**Stated task**
Type out the data exactly as given. Skip any image.

[Begin Source material]

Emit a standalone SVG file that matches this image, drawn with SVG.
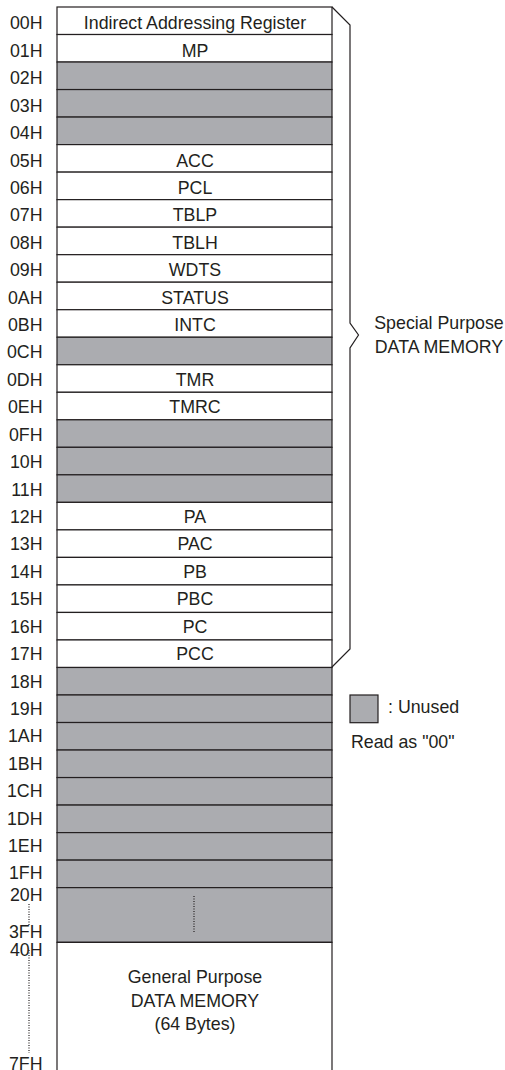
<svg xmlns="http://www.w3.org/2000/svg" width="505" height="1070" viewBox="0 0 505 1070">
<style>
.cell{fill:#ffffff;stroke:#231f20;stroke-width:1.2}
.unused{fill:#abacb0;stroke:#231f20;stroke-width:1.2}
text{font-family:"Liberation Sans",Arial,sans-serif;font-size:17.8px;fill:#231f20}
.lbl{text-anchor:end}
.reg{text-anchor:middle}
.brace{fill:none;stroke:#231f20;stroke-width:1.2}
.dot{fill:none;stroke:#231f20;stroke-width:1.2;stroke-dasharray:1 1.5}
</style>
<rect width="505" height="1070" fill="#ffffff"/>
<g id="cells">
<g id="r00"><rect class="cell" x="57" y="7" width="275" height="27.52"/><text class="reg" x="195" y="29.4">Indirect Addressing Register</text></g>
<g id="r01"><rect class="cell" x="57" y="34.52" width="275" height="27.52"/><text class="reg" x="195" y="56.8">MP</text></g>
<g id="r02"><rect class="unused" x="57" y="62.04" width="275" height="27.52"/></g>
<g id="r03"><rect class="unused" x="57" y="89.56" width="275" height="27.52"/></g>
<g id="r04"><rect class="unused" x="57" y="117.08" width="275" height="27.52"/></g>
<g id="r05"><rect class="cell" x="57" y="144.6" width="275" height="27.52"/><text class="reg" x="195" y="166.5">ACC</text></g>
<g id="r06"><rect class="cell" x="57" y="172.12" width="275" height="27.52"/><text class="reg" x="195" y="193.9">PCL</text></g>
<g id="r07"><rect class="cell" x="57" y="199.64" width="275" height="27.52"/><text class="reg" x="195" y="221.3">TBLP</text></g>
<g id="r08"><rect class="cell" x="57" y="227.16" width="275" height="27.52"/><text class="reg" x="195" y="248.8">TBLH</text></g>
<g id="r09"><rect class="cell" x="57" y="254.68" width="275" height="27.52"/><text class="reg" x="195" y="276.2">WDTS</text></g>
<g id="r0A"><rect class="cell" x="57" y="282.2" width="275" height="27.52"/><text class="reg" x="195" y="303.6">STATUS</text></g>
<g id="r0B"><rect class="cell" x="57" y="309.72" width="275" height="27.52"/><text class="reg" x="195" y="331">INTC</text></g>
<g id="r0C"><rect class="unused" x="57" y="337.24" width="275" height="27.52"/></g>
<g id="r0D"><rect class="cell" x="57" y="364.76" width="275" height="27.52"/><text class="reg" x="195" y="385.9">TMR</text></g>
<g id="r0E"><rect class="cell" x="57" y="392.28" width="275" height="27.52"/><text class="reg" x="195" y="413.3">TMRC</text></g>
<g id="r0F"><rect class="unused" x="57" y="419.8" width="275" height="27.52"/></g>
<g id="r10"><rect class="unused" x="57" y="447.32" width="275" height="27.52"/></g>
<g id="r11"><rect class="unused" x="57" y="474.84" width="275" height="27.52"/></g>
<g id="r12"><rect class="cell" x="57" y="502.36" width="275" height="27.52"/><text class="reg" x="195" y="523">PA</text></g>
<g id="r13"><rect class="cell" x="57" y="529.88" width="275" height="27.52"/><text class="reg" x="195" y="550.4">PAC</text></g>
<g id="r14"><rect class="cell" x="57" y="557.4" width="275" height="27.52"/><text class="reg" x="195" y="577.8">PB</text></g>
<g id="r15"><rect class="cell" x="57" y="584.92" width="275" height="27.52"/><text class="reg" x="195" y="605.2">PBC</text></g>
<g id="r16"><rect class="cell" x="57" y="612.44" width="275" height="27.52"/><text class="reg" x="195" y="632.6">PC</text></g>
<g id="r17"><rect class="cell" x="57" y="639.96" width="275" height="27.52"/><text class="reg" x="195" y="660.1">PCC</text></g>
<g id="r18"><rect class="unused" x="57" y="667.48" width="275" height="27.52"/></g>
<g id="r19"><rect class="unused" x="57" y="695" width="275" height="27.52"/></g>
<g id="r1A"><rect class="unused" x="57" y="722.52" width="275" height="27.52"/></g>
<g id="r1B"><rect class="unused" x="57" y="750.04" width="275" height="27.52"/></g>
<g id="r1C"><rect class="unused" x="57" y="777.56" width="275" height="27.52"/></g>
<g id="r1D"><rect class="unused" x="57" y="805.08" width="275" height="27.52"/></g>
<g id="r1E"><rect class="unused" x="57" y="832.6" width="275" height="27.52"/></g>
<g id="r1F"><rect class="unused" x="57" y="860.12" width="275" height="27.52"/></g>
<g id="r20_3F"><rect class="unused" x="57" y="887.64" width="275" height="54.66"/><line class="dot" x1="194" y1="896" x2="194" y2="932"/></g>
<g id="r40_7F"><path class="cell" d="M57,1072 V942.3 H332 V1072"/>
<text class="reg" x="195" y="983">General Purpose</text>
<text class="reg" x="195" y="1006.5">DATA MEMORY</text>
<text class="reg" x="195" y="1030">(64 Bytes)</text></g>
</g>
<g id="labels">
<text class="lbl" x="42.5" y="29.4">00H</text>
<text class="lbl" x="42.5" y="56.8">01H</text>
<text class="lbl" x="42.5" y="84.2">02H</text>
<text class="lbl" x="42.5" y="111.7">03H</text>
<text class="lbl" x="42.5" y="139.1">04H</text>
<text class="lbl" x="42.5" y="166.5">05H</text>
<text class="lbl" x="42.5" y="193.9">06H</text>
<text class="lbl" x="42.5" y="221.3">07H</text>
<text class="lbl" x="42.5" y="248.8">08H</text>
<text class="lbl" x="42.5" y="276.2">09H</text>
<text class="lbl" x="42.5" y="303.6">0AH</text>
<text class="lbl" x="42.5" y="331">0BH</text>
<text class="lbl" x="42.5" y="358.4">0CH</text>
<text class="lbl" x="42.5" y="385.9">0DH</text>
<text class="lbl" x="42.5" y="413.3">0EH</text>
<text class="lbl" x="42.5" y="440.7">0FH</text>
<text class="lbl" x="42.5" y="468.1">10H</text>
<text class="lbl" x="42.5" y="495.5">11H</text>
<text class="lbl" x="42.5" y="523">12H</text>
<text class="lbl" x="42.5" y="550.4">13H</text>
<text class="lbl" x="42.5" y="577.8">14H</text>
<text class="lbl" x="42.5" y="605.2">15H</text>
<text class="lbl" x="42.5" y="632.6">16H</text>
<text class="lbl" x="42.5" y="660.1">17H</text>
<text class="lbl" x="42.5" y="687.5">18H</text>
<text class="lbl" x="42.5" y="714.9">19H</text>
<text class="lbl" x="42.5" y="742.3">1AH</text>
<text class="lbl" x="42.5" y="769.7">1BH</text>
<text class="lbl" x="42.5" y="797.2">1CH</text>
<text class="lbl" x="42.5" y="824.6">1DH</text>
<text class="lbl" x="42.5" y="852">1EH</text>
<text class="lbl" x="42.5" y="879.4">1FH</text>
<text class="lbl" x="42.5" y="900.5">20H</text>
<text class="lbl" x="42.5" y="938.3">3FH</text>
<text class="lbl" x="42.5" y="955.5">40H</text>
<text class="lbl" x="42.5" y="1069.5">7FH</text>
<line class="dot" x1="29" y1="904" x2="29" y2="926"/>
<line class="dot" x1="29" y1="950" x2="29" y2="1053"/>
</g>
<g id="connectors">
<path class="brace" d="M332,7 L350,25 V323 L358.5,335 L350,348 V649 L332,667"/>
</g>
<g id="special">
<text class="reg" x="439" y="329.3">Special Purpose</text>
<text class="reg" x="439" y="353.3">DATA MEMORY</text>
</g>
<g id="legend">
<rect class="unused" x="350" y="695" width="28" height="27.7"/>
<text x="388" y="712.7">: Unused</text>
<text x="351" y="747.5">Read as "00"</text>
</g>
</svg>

[End Source material]

**Result**
Emit a standalone SVG file that matches this image, drawn with SVG.
<svg xmlns="http://www.w3.org/2000/svg" width="505" height="1070" viewBox="0 0 505 1070">
<style>
.cell{fill:#ffffff;stroke:#231f20;stroke-width:1.2}
.unused{fill:#abacb0;stroke:#231f20;stroke-width:1.2}
text{font-family:"Liberation Sans",Arial,sans-serif;font-size:17.8px;fill:#231f20}
.lbl{text-anchor:end}
.reg{text-anchor:middle}
.brace{fill:none;stroke:#231f20;stroke-width:1.2}
.dot{fill:none;stroke:#231f20;stroke-width:1.2;stroke-dasharray:1 1.5}
</style>
<rect width="505" height="1070" fill="#ffffff"/>
<g id="cells">
<g id="r00"><rect class="cell" x="57" y="7" width="275" height="27.52"/><text class="reg" x="195" y="29.4">Indirect Addressing Register</text></g>
<g id="r01"><rect class="cell" x="57" y="34.52" width="275" height="27.52"/><text class="reg" x="195" y="56.8">MP</text></g>
<g id="r02"><rect class="unused" x="57" y="62.04" width="275" height="27.52"/></g>
<g id="r03"><rect class="unused" x="57" y="89.56" width="275" height="27.52"/></g>
<g id="r04"><rect class="unused" x="57" y="117.08" width="275" height="27.52"/></g>
<g id="r05"><rect class="cell" x="57" y="144.6" width="275" height="27.52"/><text class="reg" x="195" y="166.5">ACC</text></g>
<g id="r06"><rect class="cell" x="57" y="172.12" width="275" height="27.52"/><text class="reg" x="195" y="193.9">PCL</text></g>
<g id="r07"><rect class="cell" x="57" y="199.64" width="275" height="27.52"/><text class="reg" x="195" y="221.3">TBLP</text></g>
<g id="r08"><rect class="cell" x="57" y="227.16" width="275" height="27.52"/><text class="reg" x="195" y="248.8">TBLH</text></g>
<g id="r09"><rect class="cell" x="57" y="254.68" width="275" height="27.52"/><text class="reg" x="195" y="276.2">WDTS</text></g>
<g id="r0A"><rect class="cell" x="57" y="282.2" width="275" height="27.52"/><text class="reg" x="195" y="303.6">STATUS</text></g>
<g id="r0B"><rect class="cell" x="57" y="309.72" width="275" height="27.52"/><text class="reg" x="195" y="331">INTC</text></g>
<g id="r0C"><rect class="unused" x="57" y="337.24" width="275" height="27.52"/></g>
<g id="r0D"><rect class="cell" x="57" y="364.76" width="275" height="27.52"/><text class="reg" x="195" y="385.9">TMR</text></g>
<g id="r0E"><rect class="cell" x="57" y="392.28" width="275" height="27.52"/><text class="reg" x="195" y="413.3">TMRC</text></g>
<g id="r0F"><rect class="unused" x="57" y="419.8" width="275" height="27.52"/></g>
<g id="r10"><rect class="unused" x="57" y="447.32" width="275" height="27.52"/></g>
<g id="r11"><rect class="unused" x="57" y="474.84" width="275" height="27.52"/></g>
<g id="r12"><rect class="cell" x="57" y="502.36" width="275" height="27.52"/><text class="reg" x="195" y="523">PA</text></g>
<g id="r13"><rect class="cell" x="57" y="529.88" width="275" height="27.52"/><text class="reg" x="195" y="550.4">PAC</text></g>
<g id="r14"><rect class="cell" x="57" y="557.4" width="275" height="27.52"/><text class="reg" x="195" y="577.8">PB</text></g>
<g id="r15"><rect class="cell" x="57" y="584.92" width="275" height="27.52"/><text class="reg" x="195" y="605.2">PBC</text></g>
<g id="r16"><rect class="cell" x="57" y="612.44" width="275" height="27.52"/><text class="reg" x="195" y="632.6">PC</text></g>
<g id="r17"><rect class="cell" x="57" y="639.96" width="275" height="27.52"/><text class="reg" x="195" y="660.1">PCC</text></g>
<g id="r18"><rect class="unused" x="57" y="667.48" width="275" height="27.52"/></g>
<g id="r19"><rect class="unused" x="57" y="695" width="275" height="27.52"/></g>
<g id="r1A"><rect class="unused" x="57" y="722.52" width="275" height="27.52"/></g>
<g id="r1B"><rect class="unused" x="57" y="750.04" width="275" height="27.52"/></g>
<g id="r1C"><rect class="unused" x="57" y="777.56" width="275" height="27.52"/></g>
<g id="r1D"><rect class="unused" x="57" y="805.08" width="275" height="27.52"/></g>
<g id="r1E"><rect class="unused" x="57" y="832.6" width="275" height="27.52"/></g>
<g id="r1F"><rect class="unused" x="57" y="860.12" width="275" height="27.52"/></g>
<g id="r20_3F"><rect class="unused" x="57" y="887.64" width="275" height="54.66"/><line class="dot" x1="194" y1="896" x2="194" y2="932"/></g>
<g id="r40_7F"><path class="cell" d="M57,1072 V942.3 H332 V1072"/>
<text class="reg" x="195" y="983">General Purpose</text>
<text class="reg" x="195" y="1006.5">DATA MEMORY</text>
<text class="reg" x="195" y="1030">(64 Bytes)</text></g>
</g>
<g id="labels">
<text class="lbl" x="42.5" y="29.4">00H</text>
<text class="lbl" x="42.5" y="56.8">01H</text>
<text class="lbl" x="42.5" y="84.2">02H</text>
<text class="lbl" x="42.5" y="111.7">03H</text>
<text class="lbl" x="42.5" y="139.1">04H</text>
<text class="lbl" x="42.5" y="166.5">05H</text>
<text class="lbl" x="42.5" y="193.9">06H</text>
<text class="lbl" x="42.5" y="221.3">07H</text>
<text class="lbl" x="42.5" y="248.8">08H</text>
<text class="lbl" x="42.5" y="276.2">09H</text>
<text class="lbl" x="42.5" y="303.6">0AH</text>
<text class="lbl" x="42.5" y="331">0BH</text>
<text class="lbl" x="42.5" y="358.4">0CH</text>
<text class="lbl" x="42.5" y="385.9">0DH</text>
<text class="lbl" x="42.5" y="413.3">0EH</text>
<text class="lbl" x="42.5" y="440.7">0FH</text>
<text class="lbl" x="42.5" y="468.1">10H</text>
<text class="lbl" x="42.5" y="495.5">11H</text>
<text class="lbl" x="42.5" y="523">12H</text>
<text class="lbl" x="42.5" y="550.4">13H</text>
<text class="lbl" x="42.5" y="577.8">14H</text>
<text class="lbl" x="42.5" y="605.2">15H</text>
<text class="lbl" x="42.5" y="632.6">16H</text>
<text class="lbl" x="42.5" y="660.1">17H</text>
<text class="lbl" x="42.5" y="687.5">18H</text>
<text class="lbl" x="42.5" y="714.9">19H</text>
<text class="lbl" x="42.5" y="742.3">1AH</text>
<text class="lbl" x="42.5" y="769.7">1BH</text>
<text class="lbl" x="42.5" y="797.2">1CH</text>
<text class="lbl" x="42.5" y="824.6">1DH</text>
<text class="lbl" x="42.5" y="852">1EH</text>
<text class="lbl" x="42.5" y="879.4">1FH</text>
<text class="lbl" x="42.5" y="900.5">20H</text>
<text class="lbl" x="42.5" y="938.3">3FH</text>
<text class="lbl" x="42.5" y="955.5">40H</text>
<text class="lbl" x="42.5" y="1069.5">7FH</text>
<line class="dot" x1="29" y1="904" x2="29" y2="926"/>
<line class="dot" x1="29" y1="950" x2="29" y2="1053"/>
</g>
<g id="connectors">
<path class="brace" d="M332,7 L350,25 V323 L358.5,335 L350,348 V649 L332,667"/>
</g>
<g id="special">
<text class="reg" x="439" y="329.3">Special Purpose</text>
<text class="reg" x="439" y="353.3">DATA MEMORY</text>
</g>
<g id="legend">
<rect class="unused" x="350" y="695" width="28" height="27.7"/>
<text x="388" y="712.7">: Unused</text>
<text x="351" y="747.5">Read as "00"</text>
</g>
</svg>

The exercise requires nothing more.